Senadores criticam sequestro da pauta da CPMI pelo Planalto
O senador Marcos Rogério (PL-RO) criticou “uma desproporcionalidade sem justificativa” na apreciação dos requerimentos, muito mais favorável ao governo. “Boa parte dos pedidos deles nada tem a ver com 8 de janeiro”, sublinhou. “Não podemos permitir que essa CMPI se torne palco para embate político fora do seu escopo”, disse.

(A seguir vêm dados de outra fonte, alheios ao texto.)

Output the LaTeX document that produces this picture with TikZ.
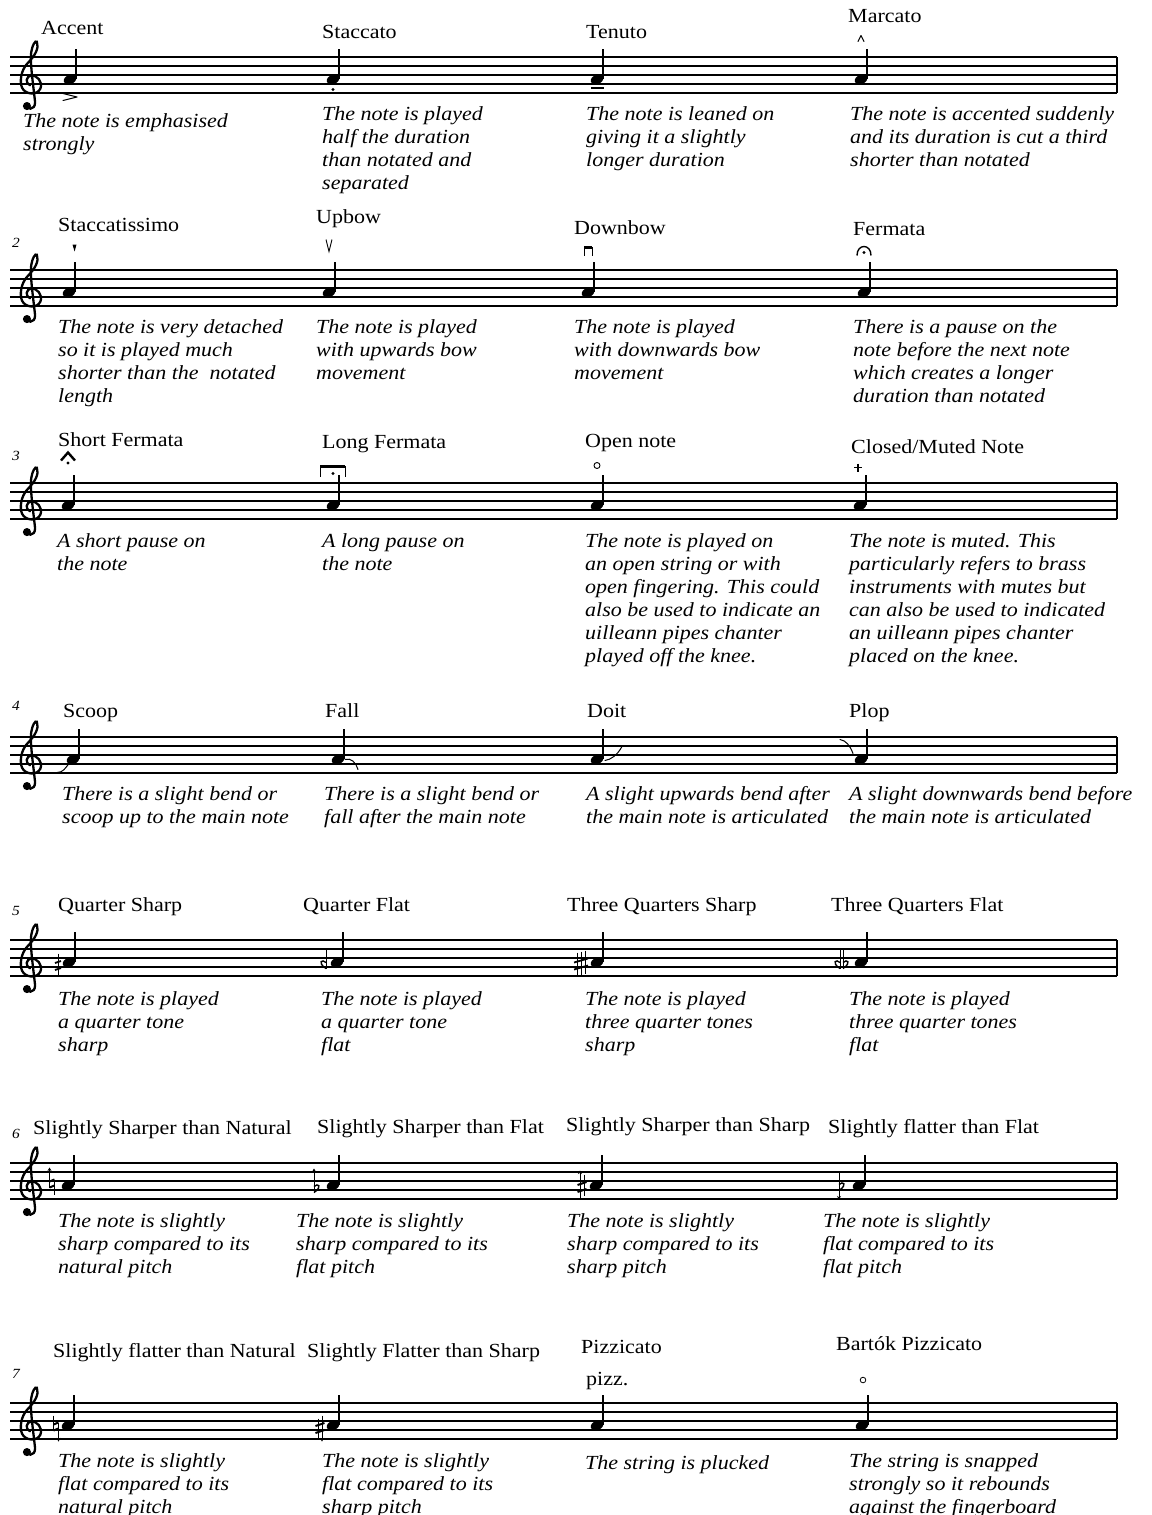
\documentclass[tikz,border=0pt]{standalone}
\usepackage{fontspec}
\setmainfont{Liberation Serif}[FakeStretch=1.1]
\usetikzlibrary{calc,arrows.meta}

\begin{document}
\begin{tikzpicture}[x=1pt,y=-1pt]
        % Define the styles for the texts and the parts of the notes
        \tikzstyle{title}=[anchor=base west, inner sep=0pt, font=\fontsize{20}{23}\selectfont];
        \tikzstyle{desc}=[anchor=north west, inner sep=0pt, align=left, font=\fontsize{20}{23}\selectfont\itshape, execute at begin node=\strut];
        \tikzstyle{rownum}=[anchor=base west, inner sep=0pt, font=\fontsize{14}{16}\selectfont\itshape];
        \tikzstyle{staffline}=[line width=1.2pt];
        \tikzstyle{stem}=[line width=1.4pt];
        \tikzstyle{artic}=[line width=1pt, line cap=round, line join=round];
        \tikzstyle{microarrow}=[line width=0.9pt, -{Stealth[length=3.5pt, width=4pt]}];

        % Define the accidentals
        \tikzset{
          flatsign/.pic={
            \draw[line width=0.9pt] (0,-14) -- (0,5);
            \draw[line width=1.4pt] (0,-1) .. controls (4,-5) and (9,-1) .. (0,5);
          },
          revflat/.pic={
            \draw[line width=0.9pt] (0,-14) -- (0,5);
            \draw[line width=1.4pt] (0,-1) .. controls (-4,-5) and (-9,-1) .. (0,5);
          },
          sharpsign/.pic={
            \draw[line width=0.9pt] (-2,-9) -- (-2,12) (2,-12) -- (2,9);
            \draw[line width=2pt] (-4.5,-1.5) -- (4.5,-4.5) (-4.5,5.5) -- (4.5,2.5);
          },
          naturalsign/.pic={
            \draw[line width=0.9pt] (-2.5,-11) -- (-2.5,4) (2.5,-4) -- (2.5,11);
            \draw[line width=2pt] (-2.5,-2) -- (2.5,-4) (-2.5,4) -- (2.5,2);
          },
          halfsharp/.pic={
            \draw[line width=0.9pt] (0,-11) -- (0,11);
            \draw[line width=1.8pt] (-3,-1.5) -- (3,-3.5) (-3,5.5) -- (3,3.5);
          },
          threeqsharp/.pic={
            \draw[line width=0.9pt] (-4,-11) -- (-4,12) (0,-12) -- (0,11) (4,-13) -- (4,10);
            \draw[line width=1.8pt] (-7,-1) -- (7,-5) (-7,6) -- (7,2);
          }
        }

        % Paper and margins
        \fill[white] (0,0) rectangle (1151,1515);
        \useasboundingbox (0,0) rectangle (1151,1515);

        % Staves, clefs and the four notes of every row
        \foreach \row/\sy/\xa/\xb/\xc/\xd in {1/57/70/333/597/861, 2/270/69/329/588/864, 3/483/68/333/597/860, 4/737/73/338/597/861, 5/940/69/337/597/861, 6/1163/68/333/596/859, 7/1403/68/333/597/862} {
          \foreach \l in {0,...,4}
            \draw[staffline] (10,\sy+9*\l) -- (1117,\sy+9*\l);
          \draw[staffline] (1117,\sy) -- (1117,\sy+36);
          \begin{scope}[shift={(31,\sy+27)}, x=9pt, y=9pt]
            \draw[line width=2.3pt, line cap=round] (-0.55,-2.2) .. controls (-0.6,-2.9) and (0.5,-3.0) .. (0.45,-2.0)
              .. controls (0.3,-0.5) and (-0.1,2.2) .. (0.0,3.3)
              .. controls (0.1,4.3) and (0.5,4.9) .. (0.65,4.7)
              .. controls (0.95,4.0) and (0.4,3.1) .. (-0.3,2.4)
              .. controls (-1.2,1.5) and (-1.25,0.2) .. (-1.0,-0.4)
              .. controls (-0.65,-1.2) and (0.7,-1.3) .. (1.05,-0.5)
              .. controls (1.35,0.3) and (0.6,1.0) .. (0.05,0.95)
              .. controls (-0.55,0.9) and (-0.7,0.1) .. (-0.1,-0.15);
            \fill (-0.45,-2.45) circle (0.45);
          \end{scope}
          \foreach \x [count=\k] in {\xa,\xb,\xc,\xd} {
            \coordinate (n\row-\k) at (\x,\sy+22.5);
            \fill[rotate around={20:(n\row-\k)}] (n\row-\k) ellipse (6.5 and 4.5);
            \draw[stem] ($(n\row-\k)+(5.8,-1)$) -- ++(0,-30);
          }
        }

        % Row 1
        \node[title] (accent) at (41,34) {Accent};
        \node[title] (staccato) at (322,38) {Staccato};
        \node[title] (tenuto) at (586,38) {Tenuto};
        \node[title] (marcato) at (848,23) {Marcato};
        \draw[artic, shift={(n1-1)}] (-7,14) -- (7,17.5) -- (-7,21);
        \fill[shift={(n1-2)}] (0,10) circle (1.7);
        \draw[line width=1.6pt, shift={(n1-3)}] (-6,8.5) -- (7,8.5);
        \draw[artic, shift={(n1-4)}] (-3,-38) -- (0,-44) -- (3,-38);
        \node[desc] (accentd) at (23,113) {The note is emphasised\\strongly};
        \node[desc] (staccatod) at (322,106) {The note is played\\half the duration\\than notated and\\separated};
        \node[desc] (tenutod) at (586,106) {The note is leaned on\\giving it a slightly\\longer duration};
        \node[desc] (marcatod) at (850,106) {The note is accented suddenly\\and its duration is cut a third\\shorter than notated};

        % Row 2
        \node[rownum] (num2) at (12,247) {2};
        \node[title] (staccatissimo) at (58,231) {Staccatissimo};
        \node[title] (upbow) at (316,223) {Upbow};
        \node[title] (downbow) at (574,234) {Downbow};
        \node[title] (fermata) at (853,235) {Fermata};
        \fill[shift={(n2-1)}] (3.5,-48) -- (7.5,-48) -- (5.6,-41) -- cycle;
        \draw[line width=0.9pt, shift={(n2-2)}] (-3,-53) -- (0,-41) -- (3,-53);
        \draw[line width=1pt, shift={(n2-3)}] (-4,-37) -- (-4,-45) -- (4,-45) -- (4,-37);
        \draw[line width=2.4pt, shift={(n2-3)}] (-4,-45) -- (4,-45);
        \draw[line width=1.4pt, shift={(n2-4)}] (-7,-37) .. controls (-7,-49) and (7,-49) .. (7,-37);
        \fill[shift={(n2-4)}] (0,-40) circle (1.6);
        \node[desc] (staccatissimod) at (58,319) {The note is very detached\\so it is played much\\shorter than the~ notated\\length};
        \node[desc] (upbowd) at (316,319) {The note is played\\with upwards bow\\movement};
        \node[desc] (downbowd) at (574,319) {The note is played\\with downwards bow\\movement};
        \node[desc] (fermatad) at (853,319) {There is a pause on the\\note before the next note\\which creates a longer\\duration than notated};

        % Row 3
        \node[rownum] (num3) at (12,460) {3};
        \node[title] (shortferm) at (58,446) {Short Fermata};
        \node[title] (longferm) at (322,448) {Long Fermata};
        \node[title] (opennote) at (585,447) {Open note};
        \node[title] (closednote) at (851,453) {Closed/Muted Note};
        \draw[line width=2.4pt, shift={(n3-1)}] (-7,-45) -- (0,-53) -- (7,-45);
        \fill[shift={(n3-1)}] (0,-42.5) circle (1.6);
        \draw[line width=1pt, shift={(n3-2)}] (-13,-29) -- (-13,-39) -- (12,-39) -- (12,-29);
        \draw[line width=2.6pt, shift={(n3-2)}] (-13,-39) -- (12,-39);
        \fill[shift={(n3-2)}] (0,-32) circle (1.6);
        \draw[line width=0.9pt, shift={(n3-3)}] (0,-40) circle (3);
        \draw[line width=1.6pt, shift={(n3-4)}] (-2,-42) -- (-2,-34) (-6,-38) -- (2,-38);
        \node[desc] (shortfermd) at (57,533) {A short pause on\\the note};
        \node[desc] (longfermd) at (322,533) {A long pause on\\the note};
        \node[desc] (opennoted) at (585,533) {The note is played on\\an open string or with\\open fingering. This could\\also be used to indicate an\\uilleann pipes chanter\\played off the knee.};
        \node[desc] (closednoted) at (849,533) {The note is muted. This\\particularly refers to brass\\instruments with mutes but\\can also be used to indicated\\an uilleann pipes chanter\\placed on the knee.};

        % Row 4
        \node[rownum] (num4) at (12,710) {4};
        \node[title] (scoop) at (63,717) {Scoop};
        \node[title] (fall) at (325,717) {Fall};
        \node[title] (doit) at (587,717) {Doit};
        \node[title] (plop) at (849,717) {Plop};
        \draw[artic, shift={(n4-1)}] (-16,13) .. controls (-10,13) and (-8,9) .. (-4,4);
        \draw[artic, shift={(n4-2)}] (7,0) .. controls (13,-2) and (18,3) .. (20,10);
        \draw[artic, shift={(n4-3)}] (8,1) .. controls (14,0) and (20,-4) .. (25,-13);
        \draw[artic, shift={(n4-4)}] (-21,-20) .. controls (-15,-19) and (-11,-14) .. (-8,-6);
        \node[desc] (scoopd) at (62,786) {There is a slight bend or\\scoop up to the main note};
        \node[desc] (falld) at (324,786) {There is a slight bend or\\fall after the main note};
        \node[desc] (doitd) at (586,786) {A slight upwards bend after\\the main note is articulated};
        \node[desc] (plopd) at (849,786) {A slight downwards bend before\\the main note is articulated};

        % Row 5
        \node[rownum] (num5) at (12,915) {5};
        \node[title] (qsharp) at (58,911) {Quarter Sharp};
        \node[title] (qflat) at (303,911) {Quarter Flat};
        \node[title] (tqsharp) at (567,911) {Three Quarters Sharp};
        \node[title] (tqflat) at (831,911) {Three Quarters Flat};
        \pic at ($(n5-1)+(-11,2)$) {halfsharp};
        \pic at ($(n5-2)+(-11,1)$) {revflat};
        \pic at ($(n5-3)+(-16,1)$) {threeqsharp};
        \pic at ($(n5-4)+(-21,1)$) {revflat};
        \pic at ($(n5-4)+(-18,1)$) {flatsign};
        \node[desc] (qsharpd) at (58,991) {The note is played\\a quarter tone\\sharp};
        \node[desc] (qflatd) at (321,991) {The note is played\\a quarter tone\\flat};
        \node[desc] (tqsharpd) at (585,991) {The note is played\\three quarter tones\\sharp};
        \node[desc] (tqflatd) at (849,991) {The note is played\\three quarter tones\\flat};

        % Row 6
        \node[rownum] (num6) at (12,1138) {6};
        \node[title] (sharpnat) at (33,1134) {Slightly Sharper than Natural};
        \node[title] (sharpflat) at (317,1133) {Slightly Sharper than Flat};
        \node[title] (sharpsharp) at (566,1131) {Slightly Sharper than Sharp};
        \node[title] (flatflat) at (828,1133) {Slightly flatter than Flat};
        \pic at ($(n6-1)+(-16,-2)$) {naturalsign};
        \draw[microarrow, shift={(n6-1)}] (-18.5,-12) -- (-18.5,-18);
        \pic at ($(n6-2)+(-19,2)$) {flatsign};
        \draw[microarrow, shift={(n6-2)}] (-19,-11) -- (-19,-17);
        \pic at ($(n6-3)+(-14,1)$) {sharpsign};
        \draw[microarrow, shift={(n6-3)}] (-16,-7) -- (-16,-15);
        \pic at ($(n6-4)+(-20,0)$) {flatsign};
        \draw[microarrow, shift={(n6-4)}] (-20,4) -- (-20,14);
        \node[desc] (sharpnatd) at (58,1213) {The note is slightly\\sharp compared to its\\natural pitch};
        \node[desc] (sharpflatd) at (296,1213) {The note is slightly\\sharp compared to its\\flat pitch};
        \node[desc] (sharpsharpd) at (567,1213) {The note is slightly\\sharp compared to its\\sharp pitch};
        \node[desc] (flatflatd) at (823,1213) {The note is slightly\\flat compared to its\\flat pitch};

        % Row 7
        \node[rownum] (num7) at (12,1378) {7};
        \node[title] (flatnat) at (53,1357) {Slightly flatter than Natural};
        \node[title] (flatsharp) at (307,1357) {Slightly Flatter than Sharp};
        \node[title] (pizzicato) at (581,1353) {Pizzicato};
        \node[title] (pizz) at (586,1385) {pizz.};
        \node[title] (bartok) at (836,1350) {Bartók Pizzicato};
        \pic at ($(n7-1)+(-12,1)$) {naturalsign};
        \draw[microarrow, shift={(n7-1)}] (-9.5,10) -- (-9.5,16);
        \pic at ($(n7-2)+(-13,2)$) {sharpsign};
        \draw[microarrow, shift={(n7-2)}] (-11,9) -- (-11,16);
        \draw[line width=0.8pt, shift={(n7-4)}] (1,-45.5) circle (2.8);
        \node[desc] (flatnatd) at (58,1453) {The note is slightly\\flat compared to its\\natural pitch};
        \node[desc] (flatsharpd) at (322,1453) {The note is slightly\\flat compared to its\\sharp pitch};
        \node[desc] (pizzicatod) at (585,1453) {The string is plucked};
        \node[desc] (bartokd) at (849,1453) {The string is snapped\\strongly so it rebounds\\against the fingerboard};
\end{tikzpicture}
\end{document}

O senador Izalci Lucas (PSDB-DF) lembrou que comissões parlamentares de inquérito tem como papel central servir de instrumento para investigações imparciais. “Apesar disso, a CPMI do 8 de janeiro foi sequestrada pela base do governo e está sendo transformada em teatro graças à manipulação da pauta. Por que não se deixa avançar pedidos de convocações e de quebras de sigilos de uma série de pessoas?”, observou.
Para o senador Marcos Pontes (PL-SP), a ocupação governista da CPMI “impede que a população conheça a verdade completa”. “A comissão foi constituída com a finalidade de saber exatamente o que aconteceu no dia 8 de janeiro, doa a quem doer. Não é questão de esquerda ou de direita. Ela não foi criada para se defender um lado, simplesmente”, observou.
O senador Eduardo Girão (Novo-CE) lembrou que o próprio ministro Flávio Dino disse que “todas as ações e omissões referentes àquele fatídico domingo deviam ser apuradas”, incluindo as dele. “Por que o governo ainda esconde as imagens do Ministério da Justiça no 8 de janeiro? Por que a CPMI não convoca o comandante da Força Nacional, que estava com seu batalhão de mais de 200 homens de braços cruzados no prédio enquanto vândalos tocavam o terror?”, questionou.